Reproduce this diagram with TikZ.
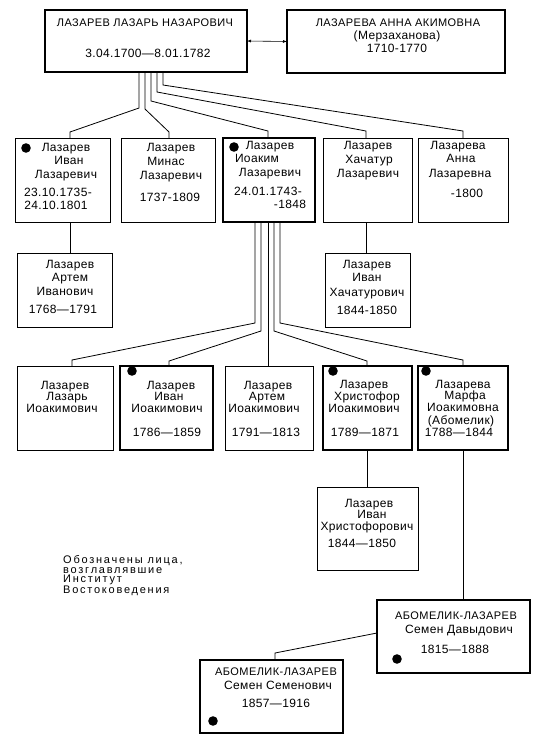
\documentclass[tikz,border=0pt]{standalone}
\usepackage{fontspec}
\setmainfont{Liberation Sans}[LetterSpace=3]
\usetikzlibrary{arrows.meta}
\begin{document}
\begin{tikzpicture}[x=1pt,y=-1pt,
  box/.style={draw, line width=0.8pt, inner sep=0pt, outer sep=0pt, anchor=north west},
  bbox/.style={box, line width=1.5pt},
  t/.style={inner sep=0pt, anchor=mid, font=\fontsize{12}{13}\selectfont},
  tc/.style={t, font=\fontsize{11}{13}\selectfont\addfontfeature{LetterSpace=4}},
  link/.style={line width=0.8pt},
  thinlink/.style={line width=0.5pt},
  dot/.style={fill=black}]
\fill[white] (0,0) rectangle (541,750);
\useasboundingbox (0,0) rectangle (541,750);

% ---------- boxes ----------
\node[box, line width=1.2pt, minimum width=202pt, minimum height=62pt] (lazar) at (45,10) {};
\node[box, line width=1.2pt, minimum width=218pt, minimum height=63pt] (wife) at (287,10) {};

\node[box,  minimum width=95pt, minimum height=84pt] (ivanL) at (15,138) {};
\node[box,  minimum width=94pt, minimum height=84pt] (minas) at (121,138) {};
\node[bbox, minimum width=92pt, minimum height=84pt] (ioakim) at (223,138) {};
\node[box,  minimum width=89pt, minimum height=84pt] (khach) at (323,138) {};
\node[box,  minimum width=90pt, minimum height=84pt] (annaL) at (418,138) {};

\node[box, minimum width=95pt, minimum height=74pt] (artemIv) at (17,253) {};
\node[box, minimum width=85pt, minimum height=74pt] (ivanKh) at (325,253) {};

\node[box,  minimum width=96pt, minimum height=84pt] (lazarI) at (17,366) {};
\node[bbox, minimum width=93pt, minimum height=84pt] (ivanI) at (120,366) {};
\node[box,  minimum width=88pt, minimum height=84pt] (artemI) at (225,366) {};
\node[bbox, minimum width=89pt, minimum height=84pt] (khris) at (323,366) {};
\node[bbox, minimum width=90pt, minimum height=84pt] (marfa) at (418,366) {};

\node[box, minimum width=101pt, minimum height=83pt] (ivanKhr) at (317,487) {};
\node[bbox, minimum width=153pt, minimum height=73pt] (semenD) at (377,600) {};
\node[bbox, minimum width=143pt, minimum height=73pt] (semenS) at (200,660) {};

% ---------- texts ----------
\node[tc] (lazar1) at (145,24) {ЛАЗАРЕВ ЛАЗАРЬ НАЗАРОВИЧ};
\node[t]  (lazar2) at (148,55) {3.04.1700—8.01.1782};
\node[tc] (wife1) at (398,24) {ЛАЗАРЕВА АННА АКИМОВНА};
\node[t]  (wife2) at (397,37) {(Мерзаханова)};
\node[t]  (wife3) at (397,50) {1710-1770};

\node[t] (ivanL1) at (66,149) {Лазарев};
\node[t] (ivanL2) at (69,162) {Иван};
\node[t] (ivanL3) at (66,176) {Лазаревич};
\node[t] (ivanL4) at (58,194) {23.10.1735-};
\node[t] (ivanL5) at (56,207) {24.10.1801};

\node[t] (minas1) at (171,149) {Лазарев};
\node[t] (minas2) at (166,163) {Минас};
\node[t] (minas3) at (171,177) {Лазаревич};
\node[t] (minas4) at (170,199) {1737-1809};

\node[t] (ioakim1) at (270,147) {Лазарев};
\node[t] (ioakim2) at (257,160) {Иоаким};
\node[t] (ioakim3) at (270,174) {Лазаревич};
\node[t] (ioakim4) at (268,193) {24.01.1743-};
\node[t] (ioakim5) at (290,206) {-1848};

\node[t] (khach1) at (368,147) {Лазарев};
\node[t] (khach2) at (369,161) {Хачатур};
\node[t] (khach3) at (368,175) {Лазаревич};

\node[t] (annaL1) at (458,147) {Лазарева};
\node[t] (annaL2) at (461,160) {Анна};
\node[t] (annaL3) at (460,175) {Лазаревна};
\node[t] (annaL4) at (467,195) {-1800};

\node[t] (artemIv1) at (70,266) {Лазарев};
\node[t] (artemIv2) at (70,279) {Артем};
\node[t] (artemIv3) at (65,293) {Иванович};
\node[t] (artemIv4) at (63,311) {1768—1791};

\node[t] (ivanKh1) at (367,266) {Лазарев};
\node[t] (ivanKh2) at (367,279) {Иван};
\node[t] (ivanKh3) at (367,294) {Хачатурович};
\node[t] (ivanKh4) at (367,312) {1844-1850};

\node[t] (lazarI1) at (65,387) {Лазарев};
\node[t] (lazarI2) at (67,398) {Лазарь};
\node[t] (lazarI3) at (62,410) {Иоакимович};

\node[t] (ivanI1) at (171,387) {Лазарев};
\node[t] (ivanI2) at (169,398) {Иван};
\node[t] (ivanI3) at (167,410) {Иоакимович};
\node[t] (ivanI4) at (167,434) {1786—1859};

\node[t] (artemI1) at (268,387) {Лазарев};
\node[t] (artemI2) at (267,398) {Артем};
\node[t] (artemI3) at (264,410) {Иоакимович};
\node[t] (artemI4) at (266,434) {1791—1813};

\node[t] (khris1) at (364,386) {Лазарев};
\node[t] (khris2) at (367,398) {Христофор};
\node[t] (khris3) at (364,410) {Иоакимович};
\node[t] (khris4) at (365,434) {1789—1871};

\node[t] (marfa1) at (463,386) {Лазарева};
\node[t] (marfa2) at (465,397) {Марфа};
\node[t] (marfa3) at (463,409) {Иоакимовна};
\node[t] (marfa4) at (461,422) {(Абомелик)};
\node[t] (marfa5) at (459,434) {1788—1844};

\node[t] (ivanKhr1) at (369,505) {Лазарев};
\node[t] (ivanKhr2) at (372,516) {Иван};
\node[t] (ivanKhr3) at (367,528) {Христофорович};
\node[t] (ivanKhr4) at (362,545) {1844—1850};

\node[tc] (semenD1) at (456,617) {АБОМЕЛИК-ЛАЗАРЕВ};
\node[t]  (semenD2) at (459,631) {Семен Давыдович};
\node[t]  (semenD3) at (455,651) {1815—1888};

\node[tc] (semenS1) at (276,673) {АБОМЕЛИК-ЛАЗАРЕВ};
\node[t]  (semenS2) at (278,687) {Семен Семенович};
\node[t]  (semenS3) at (276,705) {1857—1916};

\node[inner sep=0pt, anchor=north west, align=left,
      font=\fontsize{11}{9.8}\selectfont\addfontfeature{LetterSpace=16}] (legend) at (63,555)
  {Обозначены лица,\\возглавлявшие\\Институт\\Востоковедения};

% ---------- bullets ----------
\fill[dot] (26,148) circle (4.8pt);
\fill[dot] (234,147) circle (4.8pt);
\fill[dot] (132,371) circle (4.8pt);
\fill[dot] (333,371) circle (4.8pt);
\fill[dot] (426,371) circle (4.8pt);
\fill[dot] (397,659) circle (4.8pt);
\fill[dot] (213,721) circle (4.8pt);

% ---------- connectors ----------
\draw[line width=0.6pt, {Latex[length=4pt,width=3pt]}-{Latex[length=4pt,width=3pt]}] (lazar.east) -- (wife.west);

\draw[link] (139,0 |- lazar.south) -- (139,108) -- (70,132) -- (70,0 |- ivanL.north);
\draw[link] (145,0 |- lazar.south) -- (145,109) -- (169,132) -- (169,0 |- minas.north);
\draw[link] (151,0 |- lazar.south) -- (151,101) -- (268,131) -- (268,0 |- ioakim.north);
\draw[link] (157,0 |- lazar.south) -- (157,92) -- (366,131) -- (366,0 |- khach.north);
\draw[link] (163,0 |- lazar.south) -- (163,85) -- (463,131) -- (463,0 |- annaL.north);

\draw[link] (70,0 |- ivanL.south) -- (70,0 |- artemIv.north);
\draw[link] (366,0 |- khach.south) -- (366,0 |- ivanKh.north);

\draw[link] (255,0 |- ioakim.south) -- (255,323) -- (72,360) -- (72,0 |- lazarI.north);
\draw[link] (261,0 |- ioakim.south) -- (261,331) -- (169,361) -- (169,0 |- ivanI.north);
\draw[thinlink] (268,0 |- ioakim.south) -- (268,0 |- artemI.north);
\draw[link] (274,0 |- ioakim.south) -- (274,331) -- (367,361) -- (367,0 |- khris.north);
\draw[link] (280,0 |- ioakim.south) -- (280,323) -- (463,360) -- (463,0 |- marfa.north);

\draw[link] (367,0 |- khris.south) -- (367,0 |- ivanKhr.north);
\draw[link] (463,0 |- marfa.south) -- (463,0 |- semenD.north);
\draw[link] (semenD.west |- 0,633) -- (275,653) -- (275,0 |- semenS.north);
\end{tikzpicture}
\end{document}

::::

* **STATED EXERCISE**: Repeat, with no pictures, each line from the beginning of the data through the line containing "minimum width=85pt, minimum", inclusive.

* **ANSWER BELOW**:
Reproduce this diagram with TikZ.
\documentclass[tikz,border=0pt]{standalone}
\usepackage{fontspec}
\setmainfont{Liberation Sans}[LetterSpace=3]
\usetikzlibrary{arrows.meta}
\begin{document}
\begin{tikzpicture}[x=1pt,y=-1pt,
  box/.style={draw, line width=0.8pt, inner sep=0pt, outer sep=0pt, anchor=north west},
  bbox/.style={box, line width=1.5pt},
  t/.style={inner sep=0pt, anchor=mid, font=\fontsize{12}{13}\selectfont},
  tc/.style={t, font=\fontsize{11}{13}\selectfont\addfontfeature{LetterSpace=4}},
  link/.style={line width=0.8pt},
  thinlink/.style={line width=0.5pt},
  dot/.style={fill=black}]
\fill[white] (0,0) rectangle (541,750);
\useasboundingbox (0,0) rectangle (541,750);

% ---------- boxes ----------
\node[box, line width=1.2pt, minimum width=202pt, minimum height=62pt] (lazar) at (45,10) {};
\node[box, line width=1.2pt, minimum width=218pt, minimum height=63pt] (wife) at (287,10) {};

\node[box,  minimum width=95pt, minimum height=84pt] (ivanL) at (15,138) {};
\node[box,  minimum width=94pt, minimum height=84pt] (minas) at (121,138) {};
\node[bbox, minimum width=92pt, minimum height=84pt] (ioakim) at (223,138) {};
\node[box,  minimum width=89pt, minimum height=84pt] (khach) at (323,138) {};
\node[box,  minimum width=90pt, minimum height=84pt] (annaL) at (418,138) {};

\node[box, minimum width=95pt, minimum height=74pt] (artemIv) at (17,253) {};
\node[box, minimum width=85pt, minimum height=74pt] (ivanKh) at (325,253) {};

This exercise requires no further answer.